AIChE Journal, Vol.40, No.1, 131-142, 1994
Continuous-Mixture Kinetics of Thermolytic Extraction of Coal in Supercritical-Fluid
Thermolysis of coal yields a complex mixture of many extract products whose molecular-weight distribution (MWD) varies with time for continuous-flow, semibatch experiments. A laboratory flow reactor with a differential fixed bed of coal particles contacted by supercritical tert-butanol was used to provide dynamic MWD data by means of HPLC gel permeation chromatography of the extract. The experimental results, multipeaked, time-dependent MWDs of extract molecules, are interpreted by a novel mathematical model based on continuous-mixture kinetics for thermal cleavage of chemical bonds in the coal network.

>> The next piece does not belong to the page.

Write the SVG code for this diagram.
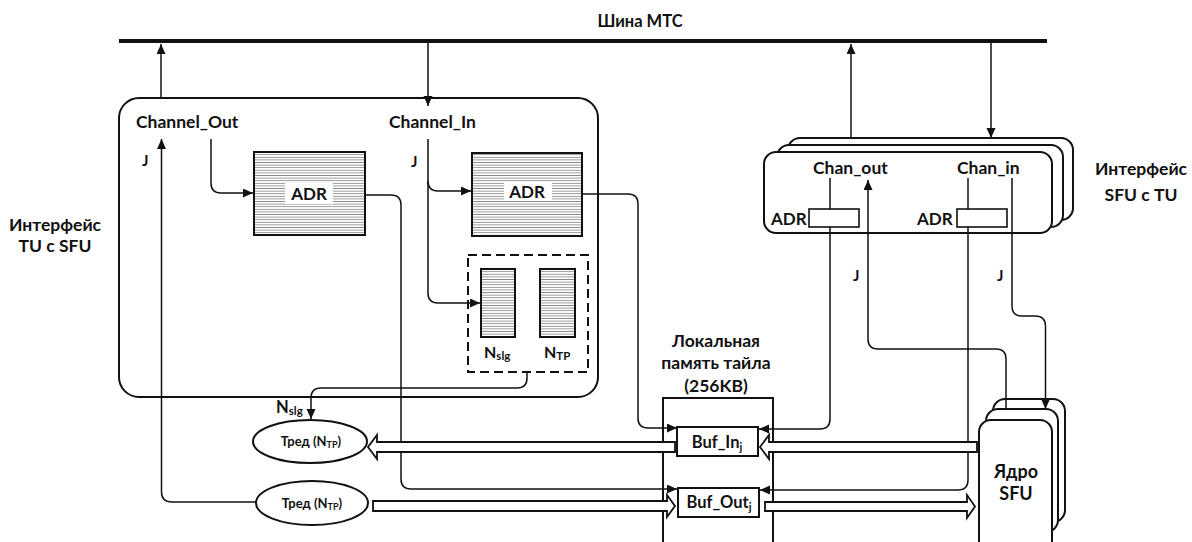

The parameters for the MWDs of extractable groups in the coal and the rate constants are determined from the experimental data. The effect of temperature on the kinetics of the extraction is explained in terms of one- and two-fragment reactions of the extractable groups in the coal. At lower temperatures (613 and 633 K) single-fragment reactions dominate, but at higher temperatures (653 and 673 K) more bonds in the coal are broken and the two-fragment reactions become significant. Also, the detailed MWDs are related to conventional lumped data for the thermolytic extraction process. The results yield information about the structure of coal, as well as the kinetics and mechanism of supercritical thermolytic reactions.